_What to produce_.
Exactly repeat the material, dropping every picture from the copy.

_Dataset extract_.
□ □ □

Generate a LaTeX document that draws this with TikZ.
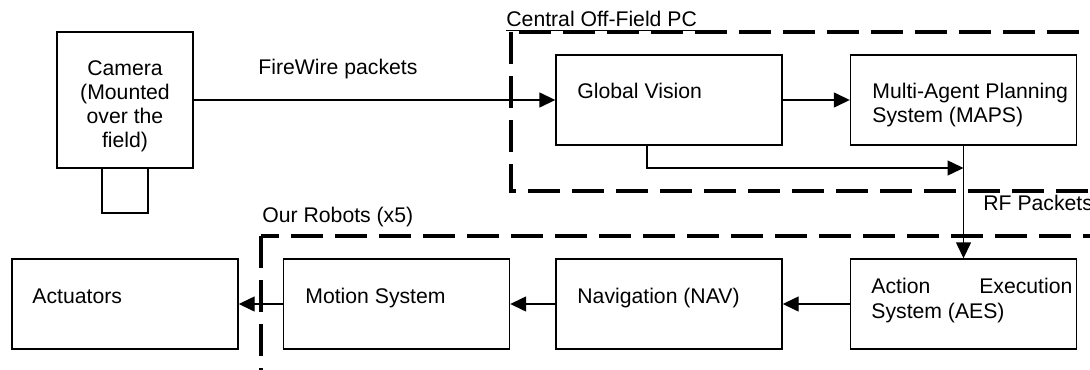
\documentclass[tikz,border=0pt]{standalone}
\usepackage{fontspec}
\setmainfont{Liberation Sans}
\usetikzlibrary{arrows.meta}

\begin{document}
\begin{tikzpicture}[x=0.5pt, y=-0.5pt,
  font=\fontsize{10.6}{12.1}\selectfont,
  blok/.style={rectangle, draw, line width=0.7pt, inner sep=0pt, minimum width=113pt, minimum height=45pt},
  tekst/.style={inner sep=0pt, anchor=base west, align=left},
  grens/.style={line width=1.65pt, dash pattern=on 16pt off 6pt},
  pijl/.style={line width=0.7pt, -{Triangle[length=8pt, width=7.5pt]}}]

\clip (0,0) rectangle (1090,369);

% dashed groups
\draw[grens] (511,32) rectangle (1120,191);
\draw[grens] (261,236) rectangle (1120,420);
\node[tekst] (pc) at (506,27) {\underline{Central} \underline{Off}-\underline{Field} \underline{PC}};
\node[tekst] (robots) at (262,222) {Our Robots (x5)};

% camera
\node[blok, minimum width=68pt, minimum height=68pt] (cam) at (125,100) {};
\node[blok, minimum width=23pt, minimum height=22.5pt] (lens) at (125,190.5) {};
\node[inner sep=0pt, anchor=base, align=center] (camtekst) at (125,148) {Camera\\(Mounted\\over the\\field)};

% central PC
\node[blok] (gv) at (669,100) {};
\node[tekst] (gvtekst) at (577,98) {Global Vision};
\node[blok] (maps) at (963.5,100) {};
\node[tekst] (mapstekst) at (872,122.5) {Multi-Agent Planning\\System (MAPS)};

% robots
\node[blok] (aes) at (963.5,304) {};
\node[tekst] (aestekst) at (871,318) {\makebox[100.5pt][s]{Action Execution}\\System (AES)};
\node[blok] (nav) at (669,304) {};
\node[tekst] (navtekst) at (577,303) {Navigation (NAV)};
\node[blok] (motion) at (396.5,304) {};
\node[tekst] (motiontekst) at (305,303) {Motion System};
\node[blok] (act) at (125,304) {};
\node[tekst] (acttekst) at (32,303) {Actuators};

\node[tekst] (firewire) at (258,75) {FireWire packets};
\node[tekst] (rf) at (983,210) {RF Packets};

\coordinate (samen) at (963.5,168);
\draw[pijl] (cam) -- (gv);
\draw[pijl] (gv) -- (maps);
\draw[pijl] ([xshift=-11pt]gv.south) |- (samen);
\draw[pijl] (maps) -- (aes);
\draw[pijl] (aes) -- (nav);
\draw[pijl] (nav) -- (motion);
\draw[pijl] (motion) -- (act);
\end{tikzpicture}
\end{document}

□ □ □

_Task output_.
Generate a LaTeX document that draws this with TikZ.
\documentclass[tikz,border=0pt]{standalone}
\usepackage{fontspec}
\setmainfont{Liberation Sans}
\usetikzlibrary{arrows.meta}

\begin{document}
\begin{tikzpicture}[x=0.5pt, y=-0.5pt,
  font=\fontsize{10.6}{12.1}\selectfont,
  blok/.style={rectangle, draw, line width=0.7pt, inner sep=0pt, minimum width=113pt, minimum height=45pt},
  tekst/.style={inner sep=0pt, anchor=base west, align=left},
  grens/.style={line width=1.65pt, dash pattern=on 16pt off 6pt},
  pijl/.style={line width=0.7pt, -{Triangle[length=8pt, width=7.5pt]}}]

\clip (0,0) rectangle (1090,369);

% dashed groups
\draw[grens] (511,32) rectangle (1120,191);
\draw[grens] (261,236) rectangle (1120,420);
\node[tekst] (pc) at (506,27) {\underline{Central} \underline{Off}-\underline{Field} \underline{PC}};
\node[tekst] (robots) at (262,222) {Our Robots (x5)};

% camera
\node[blok, minimum width=68pt, minimum height=68pt] (cam) at (125,100) {};
\node[blok, minimum width=23pt, minimum height=22.5pt] (lens) at (125,190.5) {};
\node[inner sep=0pt, anchor=base, align=center] (camtekst) at (125,148) {Camera\\(Mounted\\over the\\field)};

% central PC
\node[blok] (gv) at (669,100) {};
\node[tekst] (gvtekst) at (577,98) {Global Vision};
\node[blok] (maps) at (963.5,100) {};
\node[tekst] (mapstekst) at (872,122.5) {Multi-Agent Planning\\System (MAPS)};

% robots
\node[blok] (aes) at (963.5,304) {};
\node[tekst] (aestekst) at (871,318) {\makebox[100.5pt][s]{Action Execution}\\System (AES)};
\node[blok] (nav) at (669,304) {};
\node[tekst] (navtekst) at (577,303) {Navigation (NAV)};
\node[blok] (motion) at (396.5,304) {};
\node[tekst] (motiontekst) at (305,303) {Motion System};
\node[blok] (act) at (125,304) {};
\node[tekst] (acttekst) at (32,303) {Actuators};

\node[tekst] (firewire) at (258,75) {FireWire packets};
\node[tekst] (rf) at (983,210) {RF Packets};

\coordinate (samen) at (963.5,168);
\draw[pijl] (cam) -- (gv);
\draw[pijl] (gv) -- (maps);
\draw[pijl] ([xshift=-11pt]gv.south) |- (samen);
\draw[pijl] (maps) -- (aes);
\draw[pijl] (aes) -- (nav);
\draw[pijl] (nav) -- (motion);
\draw[pijl] (motion) -- (act);
\end{tikzpicture}
\end{document}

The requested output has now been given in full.